— BEGIN GIVEN DATA —

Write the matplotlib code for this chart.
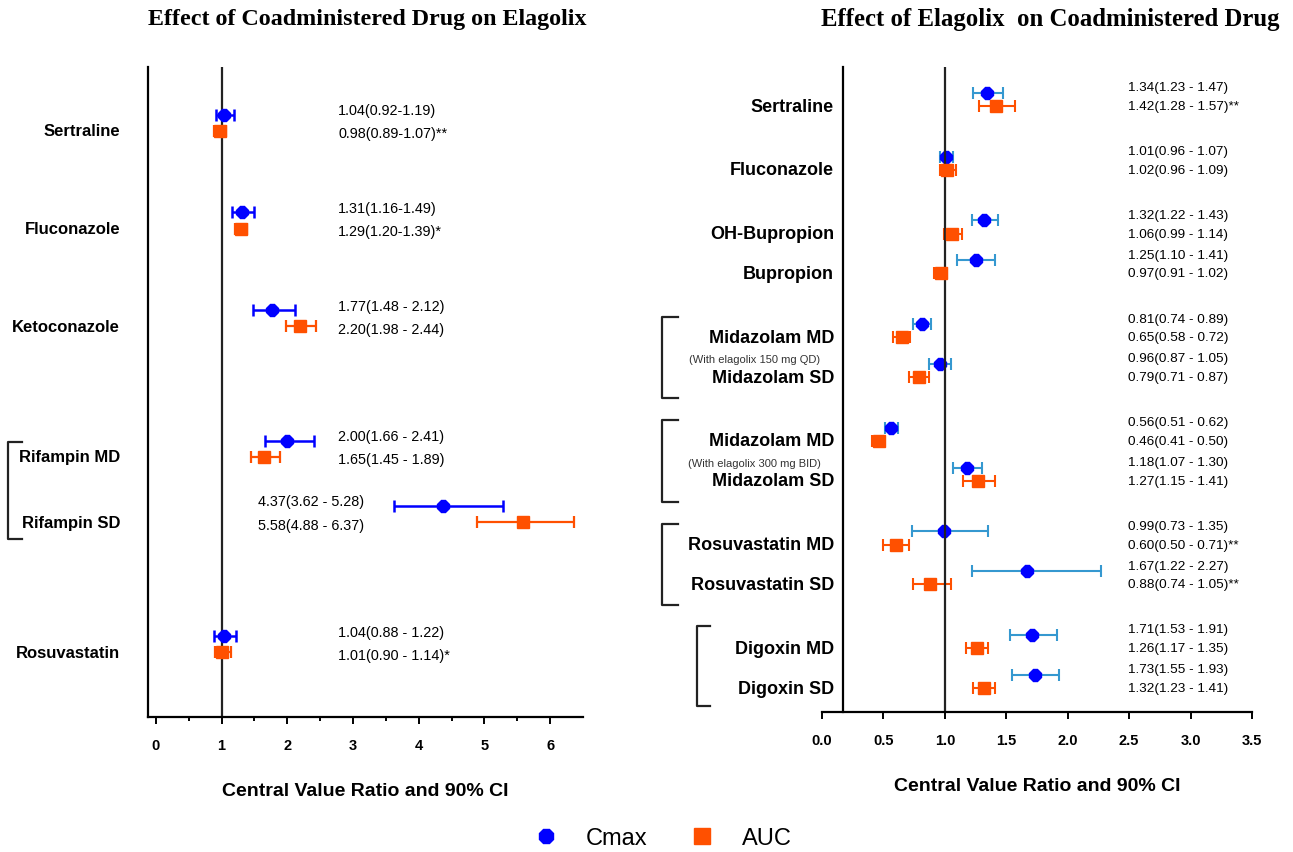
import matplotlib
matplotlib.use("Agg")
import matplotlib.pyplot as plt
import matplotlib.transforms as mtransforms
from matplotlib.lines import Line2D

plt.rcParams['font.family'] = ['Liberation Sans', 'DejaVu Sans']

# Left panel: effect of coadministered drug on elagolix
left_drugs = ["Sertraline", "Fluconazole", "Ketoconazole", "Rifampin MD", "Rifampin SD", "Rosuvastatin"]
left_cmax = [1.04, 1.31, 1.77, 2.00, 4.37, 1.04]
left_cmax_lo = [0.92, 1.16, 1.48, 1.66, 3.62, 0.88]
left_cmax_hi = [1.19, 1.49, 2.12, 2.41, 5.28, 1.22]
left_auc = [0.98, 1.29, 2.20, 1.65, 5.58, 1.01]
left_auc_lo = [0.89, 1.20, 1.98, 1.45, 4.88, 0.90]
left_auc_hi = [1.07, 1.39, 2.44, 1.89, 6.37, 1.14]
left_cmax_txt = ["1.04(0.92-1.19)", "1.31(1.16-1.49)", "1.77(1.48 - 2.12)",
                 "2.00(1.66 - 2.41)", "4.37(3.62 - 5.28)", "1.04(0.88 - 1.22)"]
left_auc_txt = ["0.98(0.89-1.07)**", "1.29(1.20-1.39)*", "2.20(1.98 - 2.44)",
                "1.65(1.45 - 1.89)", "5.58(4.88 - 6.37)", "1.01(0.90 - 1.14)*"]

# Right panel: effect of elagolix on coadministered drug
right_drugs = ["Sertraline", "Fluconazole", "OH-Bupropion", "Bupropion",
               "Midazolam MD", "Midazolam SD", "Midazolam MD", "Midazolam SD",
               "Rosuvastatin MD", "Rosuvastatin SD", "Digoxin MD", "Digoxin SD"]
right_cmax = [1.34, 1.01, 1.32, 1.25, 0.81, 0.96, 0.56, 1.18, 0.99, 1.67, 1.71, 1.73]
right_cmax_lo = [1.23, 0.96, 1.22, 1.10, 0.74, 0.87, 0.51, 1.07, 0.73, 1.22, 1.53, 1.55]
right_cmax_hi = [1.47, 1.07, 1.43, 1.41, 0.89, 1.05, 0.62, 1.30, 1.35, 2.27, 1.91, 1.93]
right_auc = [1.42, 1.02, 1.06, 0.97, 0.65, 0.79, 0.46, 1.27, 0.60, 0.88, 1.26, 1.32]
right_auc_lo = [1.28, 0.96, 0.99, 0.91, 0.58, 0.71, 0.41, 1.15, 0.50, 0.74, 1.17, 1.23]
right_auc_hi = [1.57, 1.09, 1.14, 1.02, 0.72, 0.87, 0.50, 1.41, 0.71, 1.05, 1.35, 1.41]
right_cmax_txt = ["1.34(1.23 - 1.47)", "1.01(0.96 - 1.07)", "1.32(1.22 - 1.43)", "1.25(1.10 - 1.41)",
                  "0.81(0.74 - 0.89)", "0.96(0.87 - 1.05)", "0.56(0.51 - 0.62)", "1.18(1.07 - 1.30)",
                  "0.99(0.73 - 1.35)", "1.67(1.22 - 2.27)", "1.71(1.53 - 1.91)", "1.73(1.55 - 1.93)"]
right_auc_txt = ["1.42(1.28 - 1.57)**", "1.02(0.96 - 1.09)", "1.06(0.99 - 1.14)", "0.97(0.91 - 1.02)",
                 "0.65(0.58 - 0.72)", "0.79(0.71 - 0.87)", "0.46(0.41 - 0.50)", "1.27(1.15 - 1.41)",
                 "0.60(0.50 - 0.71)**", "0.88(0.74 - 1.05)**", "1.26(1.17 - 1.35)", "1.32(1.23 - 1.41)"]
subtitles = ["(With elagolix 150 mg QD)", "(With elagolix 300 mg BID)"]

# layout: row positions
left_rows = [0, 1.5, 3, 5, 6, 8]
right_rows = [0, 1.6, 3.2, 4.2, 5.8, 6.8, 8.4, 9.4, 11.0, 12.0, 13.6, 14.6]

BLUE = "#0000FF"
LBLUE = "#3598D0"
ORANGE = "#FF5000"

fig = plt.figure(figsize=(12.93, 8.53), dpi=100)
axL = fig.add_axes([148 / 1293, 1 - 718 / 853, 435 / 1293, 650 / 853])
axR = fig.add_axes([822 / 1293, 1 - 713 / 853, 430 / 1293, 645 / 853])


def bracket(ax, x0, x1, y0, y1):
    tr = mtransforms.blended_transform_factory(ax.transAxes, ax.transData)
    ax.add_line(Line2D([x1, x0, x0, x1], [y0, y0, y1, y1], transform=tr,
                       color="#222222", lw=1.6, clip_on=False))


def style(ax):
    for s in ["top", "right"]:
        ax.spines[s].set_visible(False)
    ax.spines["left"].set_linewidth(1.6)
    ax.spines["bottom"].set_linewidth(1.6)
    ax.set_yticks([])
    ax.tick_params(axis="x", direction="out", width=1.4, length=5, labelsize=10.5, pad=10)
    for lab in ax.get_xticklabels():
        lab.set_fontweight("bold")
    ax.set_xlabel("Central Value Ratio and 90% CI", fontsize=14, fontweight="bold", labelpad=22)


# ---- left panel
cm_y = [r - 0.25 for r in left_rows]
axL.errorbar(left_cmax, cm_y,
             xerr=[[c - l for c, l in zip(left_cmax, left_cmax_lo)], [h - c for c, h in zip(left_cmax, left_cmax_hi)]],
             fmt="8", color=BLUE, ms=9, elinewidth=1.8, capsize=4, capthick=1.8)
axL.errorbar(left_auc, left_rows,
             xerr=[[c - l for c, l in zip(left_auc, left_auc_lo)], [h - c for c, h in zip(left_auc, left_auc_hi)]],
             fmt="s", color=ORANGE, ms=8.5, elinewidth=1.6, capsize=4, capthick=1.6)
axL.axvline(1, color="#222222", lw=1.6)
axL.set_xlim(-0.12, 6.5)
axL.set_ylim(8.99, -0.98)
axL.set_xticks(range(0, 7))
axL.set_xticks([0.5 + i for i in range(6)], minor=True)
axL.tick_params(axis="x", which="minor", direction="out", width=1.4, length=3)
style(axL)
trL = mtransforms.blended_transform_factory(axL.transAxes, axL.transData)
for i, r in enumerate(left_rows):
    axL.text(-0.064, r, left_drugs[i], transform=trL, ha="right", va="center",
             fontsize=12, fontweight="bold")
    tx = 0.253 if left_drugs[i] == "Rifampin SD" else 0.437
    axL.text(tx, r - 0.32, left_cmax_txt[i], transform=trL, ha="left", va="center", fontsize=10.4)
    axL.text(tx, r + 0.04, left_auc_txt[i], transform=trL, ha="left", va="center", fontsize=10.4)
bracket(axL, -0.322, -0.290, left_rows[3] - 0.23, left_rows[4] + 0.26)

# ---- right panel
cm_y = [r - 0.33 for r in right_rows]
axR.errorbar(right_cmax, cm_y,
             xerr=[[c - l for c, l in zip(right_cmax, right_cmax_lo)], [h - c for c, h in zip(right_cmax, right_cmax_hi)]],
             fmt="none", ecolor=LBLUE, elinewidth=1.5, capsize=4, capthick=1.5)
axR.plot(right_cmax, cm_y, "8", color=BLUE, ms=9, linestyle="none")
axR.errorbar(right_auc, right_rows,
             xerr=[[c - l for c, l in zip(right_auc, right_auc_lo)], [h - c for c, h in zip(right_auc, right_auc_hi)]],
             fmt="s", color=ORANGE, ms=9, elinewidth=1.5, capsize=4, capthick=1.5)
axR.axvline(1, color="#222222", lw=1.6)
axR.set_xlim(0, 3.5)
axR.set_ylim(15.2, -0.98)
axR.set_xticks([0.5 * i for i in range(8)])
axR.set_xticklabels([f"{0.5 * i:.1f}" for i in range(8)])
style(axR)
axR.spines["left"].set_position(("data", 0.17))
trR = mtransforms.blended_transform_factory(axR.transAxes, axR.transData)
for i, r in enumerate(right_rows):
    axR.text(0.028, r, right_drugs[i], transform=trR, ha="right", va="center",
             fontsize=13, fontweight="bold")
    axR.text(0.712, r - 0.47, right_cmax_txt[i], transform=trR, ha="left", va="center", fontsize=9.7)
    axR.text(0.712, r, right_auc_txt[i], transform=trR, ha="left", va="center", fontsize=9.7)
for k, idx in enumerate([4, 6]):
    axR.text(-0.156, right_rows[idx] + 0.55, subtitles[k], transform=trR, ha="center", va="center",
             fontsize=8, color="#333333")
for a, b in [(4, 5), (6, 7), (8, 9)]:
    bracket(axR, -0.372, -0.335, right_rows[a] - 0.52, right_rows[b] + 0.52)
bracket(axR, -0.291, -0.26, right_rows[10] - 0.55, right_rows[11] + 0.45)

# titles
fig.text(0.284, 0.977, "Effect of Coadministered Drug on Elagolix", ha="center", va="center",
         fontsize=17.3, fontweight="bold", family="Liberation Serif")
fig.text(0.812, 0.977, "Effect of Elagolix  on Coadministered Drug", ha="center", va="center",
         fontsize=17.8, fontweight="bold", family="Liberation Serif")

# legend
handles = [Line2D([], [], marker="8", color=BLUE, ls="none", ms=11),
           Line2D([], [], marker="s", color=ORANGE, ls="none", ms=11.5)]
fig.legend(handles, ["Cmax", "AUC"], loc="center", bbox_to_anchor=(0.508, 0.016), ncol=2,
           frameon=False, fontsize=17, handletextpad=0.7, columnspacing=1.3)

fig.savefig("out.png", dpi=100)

— END GIVEN DATA —

Pick out every line above that contains the word "matplotlib" and copy it.

» **IN RESPONSE**
Write the matplotlib code for this chart.
import matplotlib
matplotlib.use("Agg")
import matplotlib.pyplot as plt
import matplotlib.transforms as mtransforms
from matplotlib.lines import Line2D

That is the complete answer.